Tabular data importer

Summary

This package allows you to upload something that is tabular-like and have it converted to a basic RDF representation (just records pointing to the next record). The data entered like this is not yet part of the changelog, but should be.

Context

Timbuctoo should allow users to upload datasets. We find that most of our users produce datasets in a tabular format (as opposed to a tree format or a graph format). This package contains an code to parse streams of tabular data and to generate vertices to represent that data.

Originally this package also contained code to generate edges between the created vertices. This has been removed and replaced with an RML implementation.

Responsibilies

This package is responsible for * Parsing various formats (currently excel only) * generating "collections" (i.e. tables, sheets, files) containing "rows" of "fields" * handling imports of arbitrary size (only limited by the space limitations of the target database)

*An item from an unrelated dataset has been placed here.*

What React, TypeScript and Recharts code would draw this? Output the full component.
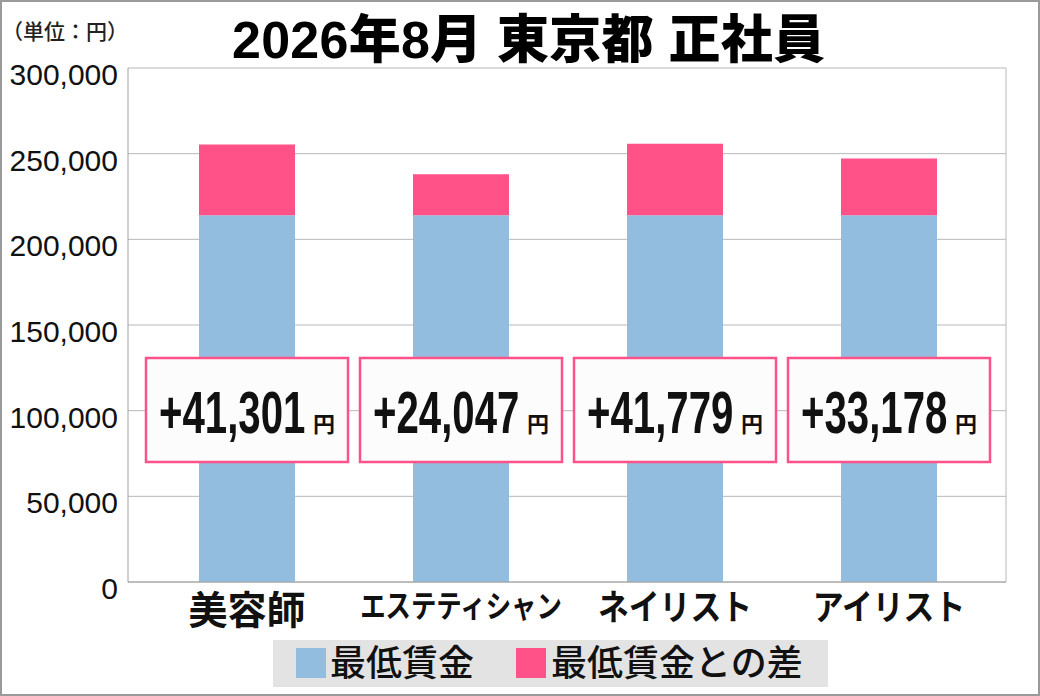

It is currently not responsible for * converting the data to a specific data type (it should output plain text) * handling links (i.e. foreign keys or edges) * handling data that cannot be expressed as collections of rows

After an import is finished all traces of the original format should be gone.

Data model

Given a dataset called movie information containing a table called actors with the following data:

first name rating

Matt

42

Saoirse

44

you’d get the following graph

diag 645b5f36cadf162d96a1dcc52e602b58

Note the following:

  1. the _value postfix is needed because we will also store mapping errors next to these values. e.g. if a value is interpreted as foreign key, but it’s target is not available then an error will be stored on the raw entity vertex under <property>_error

  2. the property descriptions are stored mostly to be able to traverse them in order.

  3. Together with the ordered traversal of the items (hasNextItem) this allows us to rerender the table as it was uploaded.

  4. All properties are stored as text, regardless of the datatypes that the source format supports.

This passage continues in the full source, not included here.